Most people don't do that because there's no need to, if you shoot in raw then none of that matters. Let's approach it from a different angle: what's the advantage of shooting and editing in JPG over raw? I really don't see any, if you do that you have to go to way more trouble to achieve results that might nearly be as good.

I've outlined them multiple times:
1) RAW takes up 5x more memory on your card than jpeg does (16 bit is 2x + the light compression of OOC jpeg). Doubly problematic if you're on vacation and don't have a computer with you with proprietary software for converting RAWs (thus, can't clear out your card at the end of the day).

2) RAW dramatically reduces the number of photos you can take in a burst on low-mid range camera bodies (in mine, RAW alone will limit you to 1 FPS after just 7 shots, and RAW+jpeg will limit you to 1 FPS after just TWO shots. Jpeg allows 4 FPS continuously seemingly forever, by comparison)

3) RAW cannot be used OOC even if you dont want to edit it at all. Websites and printers can't read it, so you are obligated to process it through photoshop or whatever other RAW software. This is a disadvantage if you are taking normal photos of friends or something, for instance, and are not trying to win the pullitzer prize in photojournalism. Oftentimes while just out and about taking photos, I will have about a 30/70 mixture of funny snapshots that I want to share with somebody on facebook as a joke vs. real images I intend to be beautiful. With jpeg, I can pick out the silly ones and post without processing. With RAW, I'd have to painstakingly process them all first OR sit there and constantly switch back and forth between formats in camera, OR use up even more memory and cripple my ability to take burst shots with RAW + jpg.

4) For those images that you do want to process regardless, RAW takes much longer to load into photoshop than jpeg. At best this is annoying (if automated/uniform conversions) and I have to go eat a sandwich or something instead of editing photos like I want to, while it processes slowly. At worst, this wastes tons of my time, if I am actually attempting to do photo-by-photo optimized RAW conversions and am sitting at the keyboard the whole time.


The next two are more subjective musings than cold hard disadvantages, but:


5) In my opinion, the safety net of RAW encourages a photographer to be a little lazy and not worry about lighting or coloration in the field.
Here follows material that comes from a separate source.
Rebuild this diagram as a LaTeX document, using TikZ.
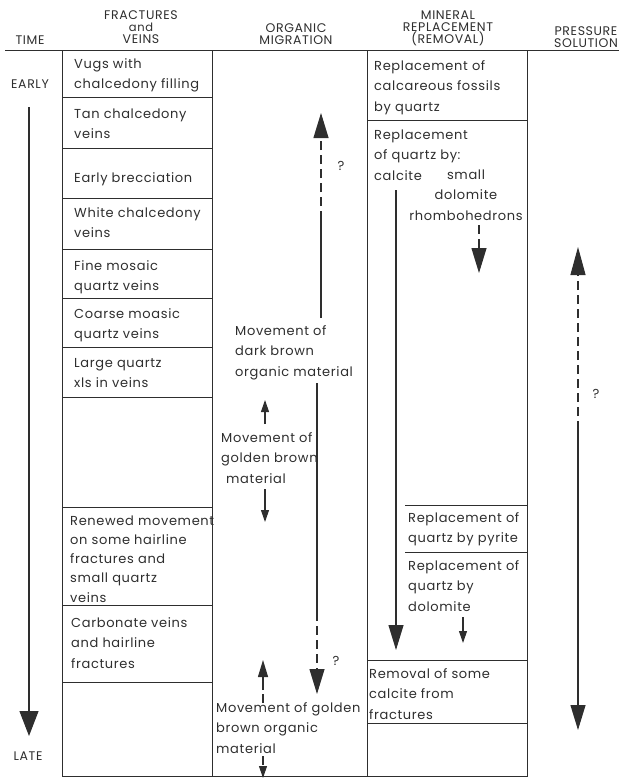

Lighting, color, and exposure are all part of composition! And if you don't consider them carefully, then you won't even take the same photos that you would have if you did. i don't mean that you would have used different settings. I mean that if you don't consider these things, you will not even end up pointing your camera at the same scenes as if you do. And usually, what you do end up pointing at will be substandard composition. No amount of post processing can ever fix poorly conceived composition.

IF it were the case that RAW was the only way to achieve technical clarity and vividness in a print, then this would be a temptation that you'd just have to suck it up and learn to avoid. But IF you can actually achieve the same quality with jpeg (point of this thread is that I believe you can), then the ability to force yourself to not give in to that temptation to be lazy is a very nice feature. And if you're thinking about these things anyway as you shoot, then the picture style settings, etc. will be second nature side effects, and not a hassle at all.

6) Depending on how much you take editing of RAWs into your own hands, you may be shooting yourself in the foot. This varies depending on how you use them. If you edit RAWs in high quality, custom made RAW converters by major brand name software companies, then you're probably fine. But if you attempt to do basic things like noise reduction and sharpening yourself using sub-optimal software, you are almost guaranteed to end up doing worse than the professional Canon or Nikon engineers do in modern cameras, unless you spend half an hour fine tuning every little thing specifically to each image and have years of practice. In short: RAWs used naively by amateurs who don't use the right tools can lead to worse results than even a jpeg OOC.
 
So shoot JPEG. What a good idea! Virtually everyone shoot JPEG some of the time.

Just don't pretend that there isn't any advantage to RAW, eh?
 
So shoot JPEG. What a good idea! Virtually everyone shoot JPEG some of the time.

Just don't pretend that there isn't any advantage to RAW, eh?

There is certainly not always an advantage in every instance.

But in some situations, there pretty much objectively is. For instance, if I'm spending all day shooting action sequences of athletes where the interesting part happens very rapidly (like pole vaulters or gymnasts), and I'm in a gymnasium with consistent lighting, using a normal person camera under $3000, then it is pretty much flat out wrong to be using a RAW. RAW would limit my bursts to the point where I will simply miss action that I need to capture. It will fill up my cards due to shooting all day, requiring me to invest unnecessary money in a bunch of memory. I have no reason to require the flexibility of adjusting exposure in post, because the conditions are not rapidly changing, and I can just nail it all in camera within 5 minutes of walking in the door. And working with the huge volume of images would be unnecessarily unwieldy when i get them on a computer, for no real advantage.

For situations like that, it is important to know how your in camera settings work for WB and picture style, to correctly use a more advantageous jpeg format.

In many other situations, it is more ambiguous than that, and in some, RAW is clearly superior, i admit.
 
There is certainly not always an advantage in every instance.

But in some situations, there pretty much objectively is. For instance, if I'm spending all day shooting action sequences of athletes where the interesting part happens very rapidly (like pole vaulters or gymnasts), and I'm in a gymnasium with consistent lighting, using a normal person camera under $3000, then it is pretty much flat out wrong to be using a RAW. RAW would limit my bursts to the point where I will simply miss action that I need to capture. It will fill up my cards due to shooting all day, requiring me to invest unnecessary money in a bunch of memory. I have no reason to require the flexibility of adjusting exposure in post, because the conditions are not rapidly changing, and I can just nail it all in camera within 5 minutes of walking in the door. And working with the huge volume of images would be unnecessarily unwieldy when i get them on a computer, for no real advantage.

For situations like that, it is important to know how your in camera settings work for WB and picture style, to correctly use a more advantageous jpeg format.

In many other situations, it is more ambiguous than that, and in some, RAW is clearly superior, i admit.

Ok, no one cares. Shoot how you want. Others will do the same. Get over it.